La fin de l’année approche et avec elle le temps des inventaires. À la manière de Nick Hornby, je commence à dresser des listes : meilleurs albums, meilleurs singles, meilleurs concerts. Au sommet de cette dernière catégorie s’était déjà hissée une certaine soirée de printemps lors d’un préalable état des lieux semestriel. À l’orée du mois d’octobre, sa position reste inchangée : le 16 mai dernier au Point Éphémère à Paris se produisait Drugdealer, et je n’ai pas vécu de meilleur concert depuis.
Plus qu’un groupe, Drugdealer est un collectif de musiciens emmené par Michael Collins, figure moustachue de la scène pop psychédélique de Los Angeles. Sur scène ce jour-là, je reconnais à la guitare Benjamin Schwab, moitié de Golden Daze dont le second album — d’une finesse mélodique comparable à l’Atlas de Real Estate — était injustement passé sous le radar en début d’année. Cette fois-ci, sans surprise, pas de Natalie Mering a.k.a. Weyes Blood, fréquente collaboratrice qui avait rejoint la troupe sur scène le temps de quelques chansons lors de leur dernier passage à Paris. En lieu et place, le singulier Sasha Desree — avec lequel Collins avait formé le duo Silk Rhodes, à l’origine d’un album aux inspirations soul en 2014 —, parfois accompagné de Ben Schwab pour des harmonies vocales hors du temps. En évoquant Simon & Garfunkel ou les Beatles, Drugdealer se fait miroir du passé mais, comme Foxygen ou The Lemon Twigs, assume l’évidence, et avec peut-être davantage de simplicité. Loin des paillettes et des artifices, Collins surprend sur scène par son humilité, où il ne cherche qu’à mettre en valeur ses musiciens qu’il regarde évoluer, assis derrière son clavier. Originaire de Baltimore, vierge de toute éducation musicale, il débute ses expérimentations sonores en 2009 après avoir traversé les États-Unis façon beatnik, sur des trains de marchandises. Sous les alias Run DMT puis Salvia Plath, il compose ses premiers albums, dont l’odyssée byrdsienne The Bardo Story, première démonstration de son talent de mélodiste. En 2013, il met le cap à l’Ouest et débarque à Los Angeles dont il intègre la scène underground. Il y rencontre Ariel Pink, travaille avec l’entourage musical de l’icône californienne et révèle en 2016 The End of Comedy, un premier album inspiré de la musique du quartier de Laurel Canyon dans les années 1970.
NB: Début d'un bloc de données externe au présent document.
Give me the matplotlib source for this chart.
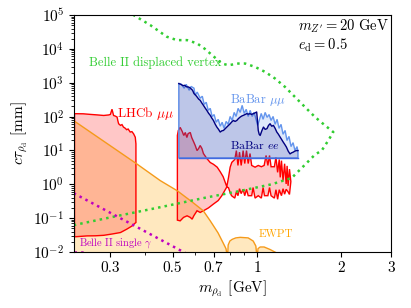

Trois ans plus tard, il revient avec Raw Honey : un enchaînement de neuf titres au groove imparable, à renfort de cuivres et de saxophones. La soul n’est jamais loin, et Natalie Mering non plus : l’étoile de l’année est de retour sur Fools, tube absolu de cet album feel good. Car à l’instar du Titanic Rising de Weyes Blood, Raw Honey se prêterait presque à la comédie musicale par son côté théâtral qui laisse, en fin d’écoute, un sourire béat aux lèvres. À sa sortie, anticipant sans doute les reproches liés à ce passéisme non dissimulé, Collins s’était dédouané auprès de la presse en l’introduisant ainsi : « À une époque où l’accès à l’information est quasi universel et où afficher ses influences s’est normalisé, on a souvent l’impression que tout a déjà été fait. Cela soulève quelques questions : Pourquoi créer ? Le monde a-t-il besoin d’une énième nature morte ? D’un énième film d’amour ? D’une énième mélodie ? » Pour les amoureux de jolies mélodies, et tous ceux qui ont vu l’homme à l’œuvre sur scène, au Point Éphémère ce soir-là ou ailleurs sans doute, la réponse est « oui », évidemment.